● EXERCISE BRIEF
Determine how many lines carry the word "code". Output that number only.

──────────────────────────────

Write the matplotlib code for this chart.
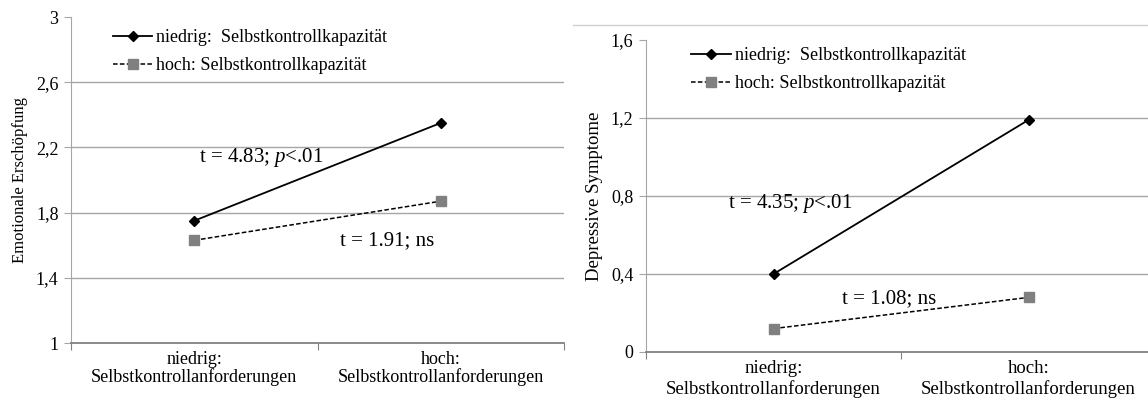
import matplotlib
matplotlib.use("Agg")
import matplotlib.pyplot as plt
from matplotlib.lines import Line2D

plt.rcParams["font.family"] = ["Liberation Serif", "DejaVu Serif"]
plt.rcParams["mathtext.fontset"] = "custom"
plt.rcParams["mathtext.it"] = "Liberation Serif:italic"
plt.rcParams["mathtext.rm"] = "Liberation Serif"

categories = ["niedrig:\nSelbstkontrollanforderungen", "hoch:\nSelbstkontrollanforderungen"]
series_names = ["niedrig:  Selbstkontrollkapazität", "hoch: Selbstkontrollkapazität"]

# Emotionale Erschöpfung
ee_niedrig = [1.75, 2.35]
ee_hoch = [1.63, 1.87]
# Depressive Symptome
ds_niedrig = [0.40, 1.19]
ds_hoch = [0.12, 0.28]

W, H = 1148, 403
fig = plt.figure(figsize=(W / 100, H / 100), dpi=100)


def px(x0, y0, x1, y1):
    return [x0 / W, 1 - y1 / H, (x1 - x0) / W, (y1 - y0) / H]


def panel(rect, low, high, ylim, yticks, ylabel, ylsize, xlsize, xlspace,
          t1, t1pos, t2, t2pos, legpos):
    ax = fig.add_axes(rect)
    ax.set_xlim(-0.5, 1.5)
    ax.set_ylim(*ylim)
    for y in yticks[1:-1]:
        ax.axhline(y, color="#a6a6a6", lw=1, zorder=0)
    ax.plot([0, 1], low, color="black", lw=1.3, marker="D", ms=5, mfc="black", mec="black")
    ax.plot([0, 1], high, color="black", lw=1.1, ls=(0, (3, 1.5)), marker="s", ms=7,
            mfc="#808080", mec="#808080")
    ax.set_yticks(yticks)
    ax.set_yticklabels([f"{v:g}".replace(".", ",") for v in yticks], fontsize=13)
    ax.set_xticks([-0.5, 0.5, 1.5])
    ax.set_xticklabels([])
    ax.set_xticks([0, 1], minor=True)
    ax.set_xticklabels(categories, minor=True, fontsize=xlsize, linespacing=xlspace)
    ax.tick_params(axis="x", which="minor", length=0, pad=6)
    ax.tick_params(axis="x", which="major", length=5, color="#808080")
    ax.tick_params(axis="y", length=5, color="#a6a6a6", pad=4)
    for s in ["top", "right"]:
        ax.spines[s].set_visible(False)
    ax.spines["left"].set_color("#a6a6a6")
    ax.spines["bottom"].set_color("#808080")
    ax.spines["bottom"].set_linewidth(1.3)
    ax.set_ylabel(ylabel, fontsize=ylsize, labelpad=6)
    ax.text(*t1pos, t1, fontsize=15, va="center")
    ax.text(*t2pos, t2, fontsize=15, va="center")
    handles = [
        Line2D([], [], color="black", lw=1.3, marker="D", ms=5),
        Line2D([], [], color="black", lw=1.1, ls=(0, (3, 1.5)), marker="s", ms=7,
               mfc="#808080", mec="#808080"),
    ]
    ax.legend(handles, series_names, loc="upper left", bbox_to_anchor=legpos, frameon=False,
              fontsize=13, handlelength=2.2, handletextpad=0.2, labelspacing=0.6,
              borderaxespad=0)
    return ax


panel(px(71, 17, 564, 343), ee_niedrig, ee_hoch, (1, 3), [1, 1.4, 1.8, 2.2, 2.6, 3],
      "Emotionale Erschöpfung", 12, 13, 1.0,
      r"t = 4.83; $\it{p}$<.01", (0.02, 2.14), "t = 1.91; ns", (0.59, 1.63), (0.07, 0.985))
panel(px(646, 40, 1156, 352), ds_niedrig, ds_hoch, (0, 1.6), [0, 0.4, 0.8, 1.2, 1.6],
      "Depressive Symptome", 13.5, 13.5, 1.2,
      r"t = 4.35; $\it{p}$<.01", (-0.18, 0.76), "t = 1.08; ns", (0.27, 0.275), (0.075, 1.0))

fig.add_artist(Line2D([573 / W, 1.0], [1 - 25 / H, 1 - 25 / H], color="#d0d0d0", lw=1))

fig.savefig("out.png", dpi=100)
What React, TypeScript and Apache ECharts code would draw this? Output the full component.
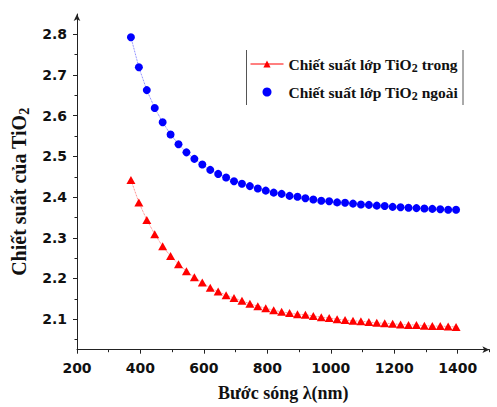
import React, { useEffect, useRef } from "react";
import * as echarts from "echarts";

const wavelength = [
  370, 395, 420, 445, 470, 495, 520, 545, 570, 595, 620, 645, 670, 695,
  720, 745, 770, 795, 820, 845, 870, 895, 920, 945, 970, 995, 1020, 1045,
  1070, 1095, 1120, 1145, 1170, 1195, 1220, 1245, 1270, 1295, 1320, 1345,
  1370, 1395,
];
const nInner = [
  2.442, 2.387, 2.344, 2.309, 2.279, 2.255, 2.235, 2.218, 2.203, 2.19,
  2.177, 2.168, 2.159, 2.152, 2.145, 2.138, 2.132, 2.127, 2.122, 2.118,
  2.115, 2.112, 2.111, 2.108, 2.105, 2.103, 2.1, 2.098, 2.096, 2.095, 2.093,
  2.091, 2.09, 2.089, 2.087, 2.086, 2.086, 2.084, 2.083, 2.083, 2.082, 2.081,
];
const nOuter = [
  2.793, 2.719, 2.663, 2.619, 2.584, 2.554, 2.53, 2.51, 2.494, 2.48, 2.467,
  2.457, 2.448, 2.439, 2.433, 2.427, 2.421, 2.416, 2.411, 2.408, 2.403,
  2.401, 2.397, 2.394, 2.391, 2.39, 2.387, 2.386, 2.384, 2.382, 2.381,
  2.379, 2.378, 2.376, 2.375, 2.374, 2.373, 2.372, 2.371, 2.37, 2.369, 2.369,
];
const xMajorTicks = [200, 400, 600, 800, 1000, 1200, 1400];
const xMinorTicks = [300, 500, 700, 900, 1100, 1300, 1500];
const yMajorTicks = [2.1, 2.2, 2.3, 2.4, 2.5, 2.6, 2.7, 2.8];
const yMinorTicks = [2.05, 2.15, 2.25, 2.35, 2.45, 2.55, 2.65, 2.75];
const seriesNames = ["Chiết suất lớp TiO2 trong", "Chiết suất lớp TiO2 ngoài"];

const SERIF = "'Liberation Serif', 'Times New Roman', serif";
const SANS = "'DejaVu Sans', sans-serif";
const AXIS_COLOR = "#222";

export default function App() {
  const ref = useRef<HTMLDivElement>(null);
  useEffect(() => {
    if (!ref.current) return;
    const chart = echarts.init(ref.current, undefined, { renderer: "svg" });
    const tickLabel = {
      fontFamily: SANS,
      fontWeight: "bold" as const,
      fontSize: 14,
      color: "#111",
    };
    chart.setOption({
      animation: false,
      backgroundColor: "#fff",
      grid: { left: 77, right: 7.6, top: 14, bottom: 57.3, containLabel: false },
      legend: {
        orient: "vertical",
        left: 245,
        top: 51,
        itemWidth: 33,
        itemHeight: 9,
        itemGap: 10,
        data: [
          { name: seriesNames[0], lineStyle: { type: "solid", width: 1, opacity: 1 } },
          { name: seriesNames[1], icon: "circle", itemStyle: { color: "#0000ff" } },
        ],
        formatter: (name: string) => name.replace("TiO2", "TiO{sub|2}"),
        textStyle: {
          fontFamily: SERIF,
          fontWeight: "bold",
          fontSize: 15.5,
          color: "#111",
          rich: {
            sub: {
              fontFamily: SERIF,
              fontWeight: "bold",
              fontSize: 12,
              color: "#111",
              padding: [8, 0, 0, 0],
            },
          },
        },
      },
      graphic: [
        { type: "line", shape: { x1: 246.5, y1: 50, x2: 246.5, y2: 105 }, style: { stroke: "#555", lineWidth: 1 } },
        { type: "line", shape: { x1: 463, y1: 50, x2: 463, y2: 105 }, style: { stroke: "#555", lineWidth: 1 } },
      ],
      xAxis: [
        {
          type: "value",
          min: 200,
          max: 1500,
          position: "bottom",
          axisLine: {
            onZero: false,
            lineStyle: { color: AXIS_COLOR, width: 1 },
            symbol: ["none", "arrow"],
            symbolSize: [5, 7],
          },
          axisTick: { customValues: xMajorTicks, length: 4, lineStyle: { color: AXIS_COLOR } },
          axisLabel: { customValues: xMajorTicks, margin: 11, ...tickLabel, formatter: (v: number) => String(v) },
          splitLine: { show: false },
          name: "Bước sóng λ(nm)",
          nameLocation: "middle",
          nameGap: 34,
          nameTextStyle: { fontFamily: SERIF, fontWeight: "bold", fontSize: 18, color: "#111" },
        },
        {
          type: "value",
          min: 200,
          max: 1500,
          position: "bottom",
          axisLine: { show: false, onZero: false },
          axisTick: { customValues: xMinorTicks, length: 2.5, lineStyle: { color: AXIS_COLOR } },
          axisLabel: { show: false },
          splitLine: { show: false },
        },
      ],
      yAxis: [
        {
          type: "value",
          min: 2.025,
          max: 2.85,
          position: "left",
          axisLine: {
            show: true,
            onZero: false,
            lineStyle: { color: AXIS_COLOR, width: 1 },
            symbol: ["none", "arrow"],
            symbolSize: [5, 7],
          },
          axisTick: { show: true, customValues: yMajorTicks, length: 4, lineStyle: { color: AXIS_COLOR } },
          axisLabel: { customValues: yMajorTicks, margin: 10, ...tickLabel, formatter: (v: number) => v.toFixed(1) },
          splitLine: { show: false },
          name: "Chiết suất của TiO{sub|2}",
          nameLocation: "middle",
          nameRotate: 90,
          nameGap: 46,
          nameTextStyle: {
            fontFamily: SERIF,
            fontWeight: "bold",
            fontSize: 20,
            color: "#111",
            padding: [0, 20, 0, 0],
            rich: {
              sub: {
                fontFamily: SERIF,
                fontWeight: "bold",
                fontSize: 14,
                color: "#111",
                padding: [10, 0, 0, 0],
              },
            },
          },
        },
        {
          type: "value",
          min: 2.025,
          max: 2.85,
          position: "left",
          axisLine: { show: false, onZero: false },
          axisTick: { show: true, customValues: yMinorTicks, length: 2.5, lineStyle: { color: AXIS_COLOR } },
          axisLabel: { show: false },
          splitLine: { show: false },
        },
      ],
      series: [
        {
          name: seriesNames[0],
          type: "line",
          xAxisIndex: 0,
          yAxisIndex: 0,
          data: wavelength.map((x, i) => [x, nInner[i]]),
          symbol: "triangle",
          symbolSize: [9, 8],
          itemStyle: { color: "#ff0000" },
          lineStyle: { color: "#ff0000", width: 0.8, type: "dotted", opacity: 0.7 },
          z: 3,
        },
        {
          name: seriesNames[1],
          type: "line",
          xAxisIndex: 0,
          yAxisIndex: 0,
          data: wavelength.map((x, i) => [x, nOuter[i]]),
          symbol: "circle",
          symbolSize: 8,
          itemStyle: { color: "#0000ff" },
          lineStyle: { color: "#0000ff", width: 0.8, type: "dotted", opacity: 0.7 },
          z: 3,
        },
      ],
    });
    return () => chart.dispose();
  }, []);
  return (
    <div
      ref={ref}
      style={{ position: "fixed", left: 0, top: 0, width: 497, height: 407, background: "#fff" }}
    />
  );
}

──────────────────────────────

● FULL ANSWER
2